#### DATA EXTRACT:
══════════
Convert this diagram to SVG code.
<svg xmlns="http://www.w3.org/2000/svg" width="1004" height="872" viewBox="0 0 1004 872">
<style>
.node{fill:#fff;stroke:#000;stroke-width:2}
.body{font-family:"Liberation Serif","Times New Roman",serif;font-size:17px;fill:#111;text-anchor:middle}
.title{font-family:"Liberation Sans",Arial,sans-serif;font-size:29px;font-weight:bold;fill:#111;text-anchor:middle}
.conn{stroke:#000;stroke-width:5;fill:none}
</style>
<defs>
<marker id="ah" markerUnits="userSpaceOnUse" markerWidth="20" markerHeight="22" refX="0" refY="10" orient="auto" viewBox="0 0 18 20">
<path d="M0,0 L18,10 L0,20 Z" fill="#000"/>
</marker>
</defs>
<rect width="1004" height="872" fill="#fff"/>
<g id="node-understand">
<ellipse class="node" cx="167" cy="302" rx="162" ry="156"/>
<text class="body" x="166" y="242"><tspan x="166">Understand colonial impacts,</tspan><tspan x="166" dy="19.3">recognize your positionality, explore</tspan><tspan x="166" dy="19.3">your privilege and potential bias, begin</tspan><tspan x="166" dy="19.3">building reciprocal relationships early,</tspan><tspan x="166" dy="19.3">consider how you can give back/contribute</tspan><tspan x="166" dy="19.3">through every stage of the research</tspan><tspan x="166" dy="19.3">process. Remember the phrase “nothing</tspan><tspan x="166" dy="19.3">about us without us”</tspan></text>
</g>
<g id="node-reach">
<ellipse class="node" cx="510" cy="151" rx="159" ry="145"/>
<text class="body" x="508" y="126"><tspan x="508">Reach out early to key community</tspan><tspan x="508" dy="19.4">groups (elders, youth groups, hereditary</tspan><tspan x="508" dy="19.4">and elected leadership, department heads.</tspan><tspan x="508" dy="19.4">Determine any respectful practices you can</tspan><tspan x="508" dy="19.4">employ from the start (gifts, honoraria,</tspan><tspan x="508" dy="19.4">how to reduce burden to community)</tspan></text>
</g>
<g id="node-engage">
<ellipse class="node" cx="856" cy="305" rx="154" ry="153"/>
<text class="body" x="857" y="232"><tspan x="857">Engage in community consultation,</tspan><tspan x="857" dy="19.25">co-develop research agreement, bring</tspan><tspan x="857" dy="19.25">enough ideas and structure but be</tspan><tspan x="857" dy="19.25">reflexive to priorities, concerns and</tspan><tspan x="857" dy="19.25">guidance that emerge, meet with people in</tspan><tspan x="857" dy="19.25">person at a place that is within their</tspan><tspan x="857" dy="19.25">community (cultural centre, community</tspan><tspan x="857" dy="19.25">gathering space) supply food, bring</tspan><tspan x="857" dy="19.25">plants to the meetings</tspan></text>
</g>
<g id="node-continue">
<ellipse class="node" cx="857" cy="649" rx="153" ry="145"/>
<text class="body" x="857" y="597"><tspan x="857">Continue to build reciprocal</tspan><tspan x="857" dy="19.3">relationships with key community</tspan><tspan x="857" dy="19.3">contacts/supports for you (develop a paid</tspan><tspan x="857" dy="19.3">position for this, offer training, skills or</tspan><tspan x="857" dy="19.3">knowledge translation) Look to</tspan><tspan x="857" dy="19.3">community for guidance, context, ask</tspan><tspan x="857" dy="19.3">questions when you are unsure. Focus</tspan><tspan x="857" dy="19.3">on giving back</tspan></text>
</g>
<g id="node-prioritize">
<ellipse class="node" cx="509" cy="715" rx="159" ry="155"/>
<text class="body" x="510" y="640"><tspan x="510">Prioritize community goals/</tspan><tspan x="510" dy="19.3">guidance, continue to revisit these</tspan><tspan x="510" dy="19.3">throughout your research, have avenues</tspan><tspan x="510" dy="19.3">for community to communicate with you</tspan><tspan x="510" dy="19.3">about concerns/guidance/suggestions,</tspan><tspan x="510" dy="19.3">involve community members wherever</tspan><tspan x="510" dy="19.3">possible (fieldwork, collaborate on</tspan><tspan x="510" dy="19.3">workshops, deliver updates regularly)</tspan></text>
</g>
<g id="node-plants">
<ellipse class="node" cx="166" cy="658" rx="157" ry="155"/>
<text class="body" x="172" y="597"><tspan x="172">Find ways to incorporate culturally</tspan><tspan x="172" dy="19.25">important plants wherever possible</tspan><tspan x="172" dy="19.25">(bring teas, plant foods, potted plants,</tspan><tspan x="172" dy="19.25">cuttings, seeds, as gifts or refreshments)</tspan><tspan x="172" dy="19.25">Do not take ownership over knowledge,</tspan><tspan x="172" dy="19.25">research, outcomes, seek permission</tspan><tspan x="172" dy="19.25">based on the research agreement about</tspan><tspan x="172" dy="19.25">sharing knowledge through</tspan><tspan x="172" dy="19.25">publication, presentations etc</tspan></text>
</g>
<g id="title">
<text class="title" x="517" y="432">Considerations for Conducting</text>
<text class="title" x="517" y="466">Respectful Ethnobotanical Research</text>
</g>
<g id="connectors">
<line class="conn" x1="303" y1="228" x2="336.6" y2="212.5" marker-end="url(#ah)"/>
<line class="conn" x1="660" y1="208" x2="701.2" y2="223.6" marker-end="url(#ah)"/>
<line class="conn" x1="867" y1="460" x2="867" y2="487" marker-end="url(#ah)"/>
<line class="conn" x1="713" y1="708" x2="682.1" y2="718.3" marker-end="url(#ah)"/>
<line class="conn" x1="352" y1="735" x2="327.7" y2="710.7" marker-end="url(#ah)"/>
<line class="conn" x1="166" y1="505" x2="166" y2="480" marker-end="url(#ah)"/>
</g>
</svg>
══════════
#### GIVEN PROBLEM:
Restate every line of the data word for word.

#### SOLUTION FOR THIS PROBLEM:
Convert this diagram to SVG code.
<svg xmlns="http://www.w3.org/2000/svg" width="1004" height="872" viewBox="0 0 1004 872">
<style>
.node{fill:#fff;stroke:#000;stroke-width:2}
.body{font-family:"Liberation Serif","Times New Roman",serif;font-size:17px;fill:#111;text-anchor:middle}
.title{font-family:"Liberation Sans",Arial,sans-serif;font-size:29px;font-weight:bold;fill:#111;text-anchor:middle}
.conn{stroke:#000;stroke-width:5;fill:none}
</style>
<defs>
<marker id="ah" markerUnits="userSpaceOnUse" markerWidth="20" markerHeight="22" refX="0" refY="10" orient="auto" viewBox="0 0 18 20">
<path d="M0,0 L18,10 L0,20 Z" fill="#000"/>
</marker>
</defs>
<rect width="1004" height="872" fill="#fff"/>
<g id="node-understand">
<ellipse class="node" cx="167" cy="302" rx="162" ry="156"/>
<text class="body" x="166" y="242"><tspan x="166">Understand colonial impacts,</tspan><tspan x="166" dy="19.3">recognize your positionality, explore</tspan><tspan x="166" dy="19.3">your privilege and potential bias, begin</tspan><tspan x="166" dy="19.3">building reciprocal relationships early,</tspan><tspan x="166" dy="19.3">consider how you can give back/contribute</tspan><tspan x="166" dy="19.3">through every stage of the research</tspan><tspan x="166" dy="19.3">process. Remember the phrase “nothing</tspan><tspan x="166" dy="19.3">about us without us”</tspan></text>
</g>
<g id="node-reach">
<ellipse class="node" cx="510" cy="151" rx="159" ry="145"/>
<text class="body" x="508" y="126"><tspan x="508">Reach out early to key community</tspan><tspan x="508" dy="19.4">groups (elders, youth groups, hereditary</tspan><tspan x="508" dy="19.4">and elected leadership, department heads.</tspan><tspan x="508" dy="19.4">Determine any respectful practices you can</tspan><tspan x="508" dy="19.4">employ from the start (gifts, honoraria,</tspan><tspan x="508" dy="19.4">how to reduce burden to community)</tspan></text>
</g>
<g id="node-engage">
<ellipse class="node" cx="856" cy="305" rx="154" ry="153"/>
<text class="body" x="857" y="232"><tspan x="857">Engage in community consultation,</tspan><tspan x="857" dy="19.25">co-develop research agreement, bring</tspan><tspan x="857" dy="19.25">enough ideas and structure but be</tspan><tspan x="857" dy="19.25">reflexive to priorities, concerns and</tspan><tspan x="857" dy="19.25">guidance that emerge, meet with people in</tspan><tspan x="857" dy="19.25">person at a place that is within their</tspan><tspan x="857" dy="19.25">community (cultural centre, community</tspan><tspan x="857" dy="19.25">gathering space) supply food, bring</tspan><tspan x="857" dy="19.25">plants to the meetings</tspan></text>
</g>
<g id="node-continue">
<ellipse class="node" cx="857" cy="649" rx="153" ry="145"/>
<text class="body" x="857" y="597"><tspan x="857">Continue to build reciprocal</tspan><tspan x="857" dy="19.3">relationships with key community</tspan><tspan x="857" dy="19.3">contacts/supports for you (develop a paid</tspan><tspan x="857" dy="19.3">position for this, offer training, skills or</tspan><tspan x="857" dy="19.3">knowledge translation) Look to</tspan><tspan x="857" dy="19.3">community for guidance, context, ask</tspan><tspan x="857" dy="19.3">questions when you are unsure. Focus</tspan><tspan x="857" dy="19.3">on giving back</tspan></text>
</g>
<g id="node-prioritize">
<ellipse class="node" cx="509" cy="715" rx="159" ry="155"/>
<text class="body" x="510" y="640"><tspan x="510">Prioritize community goals/</tspan><tspan x="510" dy="19.3">guidance, continue to revisit these</tspan><tspan x="510" dy="19.3">throughout your research, have avenues</tspan><tspan x="510" dy="19.3">for community to communicate with you</tspan><tspan x="510" dy="19.3">about concerns/guidance/suggestions,</tspan><tspan x="510" dy="19.3">involve community members wherever</tspan><tspan x="510" dy="19.3">possible (fieldwork, collaborate on</tspan><tspan x="510" dy="19.3">workshops, deliver updates regularly)</tspan></text>
</g>
<g id="node-plants">
<ellipse class="node" cx="166" cy="658" rx="157" ry="155"/>
<text class="body" x="172" y="597"><tspan x="172">Find ways to incorporate culturally</tspan><tspan x="172" dy="19.25">important plants wherever possible</tspan><tspan x="172" dy="19.25">(bring teas, plant foods, potted plants,</tspan><tspan x="172" dy="19.25">cuttings, seeds, as gifts or refreshments)</tspan><tspan x="172" dy="19.25">Do not take ownership over knowledge,</tspan><tspan x="172" dy="19.25">research, outcomes, seek permission</tspan><tspan x="172" dy="19.25">based on the research agreement about</tspan><tspan x="172" dy="19.25">sharing knowledge through</tspan><tspan x="172" dy="19.25">publication, presentations etc</tspan></text>
</g>
<g id="title">
<text class="title" x="517" y="432">Considerations for Conducting</text>
<text class="title" x="517" y="466">Respectful Ethnobotanical Research</text>
</g>
<g id="connectors">
<line class="conn" x1="303" y1="228" x2="336.6" y2="212.5" marker-end="url(#ah)"/>
<line class="conn" x1="660" y1="208" x2="701.2" y2="223.6" marker-end="url(#ah)"/>
<line class="conn" x1="867" y1="460" x2="867" y2="487" marker-end="url(#ah)"/>
<line class="conn" x1="713" y1="708" x2="682.1" y2="718.3" marker-end="url(#ah)"/>
<line class="conn" x1="352" y1="735" x2="327.7" y2="710.7" marker-end="url(#ah)"/>
<line class="conn" x1="166" y1="505" x2="166" y2="480" marker-end="url(#ah)"/>
</g>
</svg>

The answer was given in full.